Pound never suggested that the principles of sociological jurisprudence were hostile to every constitutional defense of free speech. In "Interests of Personality" he claimed that the social interest in open discussion provided a better ground for judicial activism on behalf of free speech. This "social interest in free belief and free expression of opinion" was one of the "guarantees of political efficiency and instruments of social progress." Indeed, Pound added that past cases demonstrated "an over-insistence upon the countervailing interest of the state in its personality or over-insistence upon the social interest in the security of some particular social institution."
Nevertheless, Pound did not give any examples of actual circumstances where the social interest in expression outweighed other social interests. Indeed, he never endorsed an opinion that protected free speech. Perhaps because "Interests of Personality" primarily discussed common law rules, Pound paid little attention to the problems that would arise when a legislature explicitly declared other social interests outweighed the social interest in free speech. Moreover, his other writings suggested that courts should give the legislature the same leeway to balance the social interest in free speech as he thought courts should give when balancing the interest in freedom of contract.
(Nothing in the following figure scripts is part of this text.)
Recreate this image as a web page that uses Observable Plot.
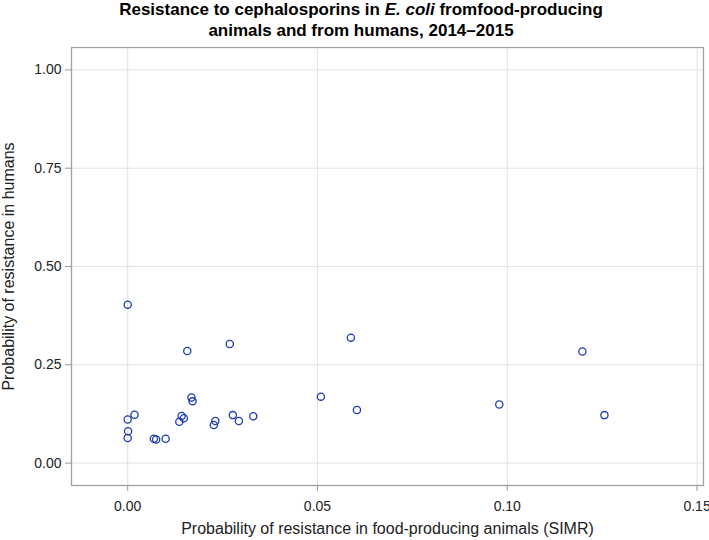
<!DOCTYPE html>
<html>
<head>
<meta charset="utf-8">
<script src="https://cdn.jsdelivr.net/npm/d3@7"></script>
<script src="https://cdn.jsdelivr.net/npm/@observablehq/plot@0.6"></script>
<style>
  body { margin: 0; background: #fff; }
  #title { width: 709px; height: 44px; box-sizing: border-box; padding-left: 13px; text-align: center;
    font-family: "Liberation Sans", Arial, sans-serif; font-weight: bold; font-size: 17px; line-height: 21px;
    color: #000; position: relative; top: -1px; overflow: visible; }
  #chart { line-height: 0; }
</style>
</head>
<body>
<div id="title">Resistance to cephalosporins in <i>E. coli</i> fromfood-producing<br>animals and from humans, 2014–2015</div>
<div id="chart"></div>
<script>
const animalSIMR = [0.0000, 0.0157, 0.0269, 0.0588, 0.1198, 0.0000, 0.0018, 0.0001, 0.0000, 0.0069, 0.0075, 0.0100, 0.0142, 0.0148, 0.0136, 0.0168, 0.0171, 0.0231, 0.0227, 0.0277, 0.0293, 0.0331, 0.0509, 0.0604, 0.0979, 0.1256];
const humanProb = [0.403, 0.285, 0.303, 0.319, 0.284, 0.111, 0.123, 0.081, 0.064, 0.062, 0.060, 0.062, 0.120, 0.114, 0.105, 0.167, 0.157, 0.107, 0.097, 0.122, 0.107, 0.119, 0.169, 0.135, 0.149, 0.122];
const xTicks = [0, 0.05, 0.10, 0.15];
const yTicks = [0, 0.25, 0.50, 0.75, 1.00];
const xLabel = "Probability of resistance in food-producing animals (SIMR)";
const yLabel = "Probability of resistance in humans";

const data = animalSIMR.map((x, i) => ({x, y: humanProb[i]}));
const fmt = d3.format(".2f");

const chart = Plot.plot({
  width: 709,
  height: 496,
  marginLeft: 71,
  marginRight: 6,
  marginTop: 3,
  marginBottom: 55,
  style: {fontFamily: "'Liberation Sans', Arial, sans-serif", fontSize: "14px", color: "#222", background: "#fff"},
  x: {domain: [-0.0148, 0.1517]},
  y: {domain: [-0.057, 1.057]},
  marks: [
    Plot.gridX(xTicks, {stroke: "#e3e3e3", strokeOpacity: 1, strokeWidth: 1}),
    Plot.gridY(yTicks, {stroke: "#e3e3e3", strokeOpacity: 1, strokeWidth: 1}),
    Plot.frame({stroke: "#a0a0a0", strokeWidth: 1.3}),
    Plot.axisX(xTicks, {tickFormat: fmt, tickSize: 6, tickPadding: 10, stroke: "#999", fontSize: 14, label: null}),
    Plot.axisX({label: xLabel, labelAnchor: "center", labelArrow: "none", labelOffset: 48, ticks: [], tickSize: 0, fontSize: 16}),
    Plot.axisY(yTicks, {tickFormat: fmt, tickSize: 6, tickPadding: 4, stroke: "#999", fontSize: 14, label: null}),
    Plot.axisY({label: yLabel, labelAnchor: "center", labelArrow: "none", labelOffset: 69, ticks: [], tickSize: 0, fontSize: 16}),
    Plot.dot(data, {x: "x", y: "y", r: 3.6, stroke: "#1e3cb4", strokeWidth: 1.3, fill: "none"})
  ]
});
document.getElementById("chart").appendChild(chart);
</script>
</body>
</html>
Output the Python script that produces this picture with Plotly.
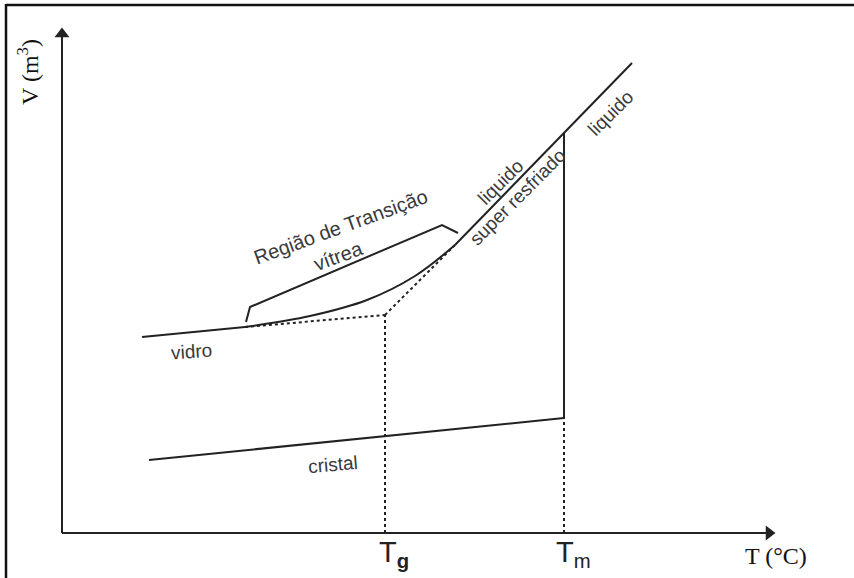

Prewar politics did not force Pound or other progressives to confront legislation that explicitly restricted free speech. For the first fifteen years of the twentieth century the elected branches of government were neither passing nor enforcing limitations on the scope of legitimate political dissent. Thus, before World War I, most progressives were unaware of the potential that pragmatism and sociological jurisprudence had for tolerating narrow interpretations of free-speech rights. The burning constitutional question of that period was the status of the freedom of contract. Pragmatism and sociological jurisprudence proved to be powerful rhetorical tools in the progressive fight for economic, political, and social reform. Because they "succeed[ed] in their office," progressives considered those ideas "reliable, sound, good, [and] true." Nevertheless, one important consequence of this wholesale adoption of pragmatism and sociological jurisprudence emerged: when federal and state governments began to pass legislation explicitly restricting political dissent, the dominant mode of legal argument in the United States was either actively hostile to the then "traditional" conservative libertarian defense of constitutional expression rights or, at best, silent about the nature of a sound constitutional defense of free speech.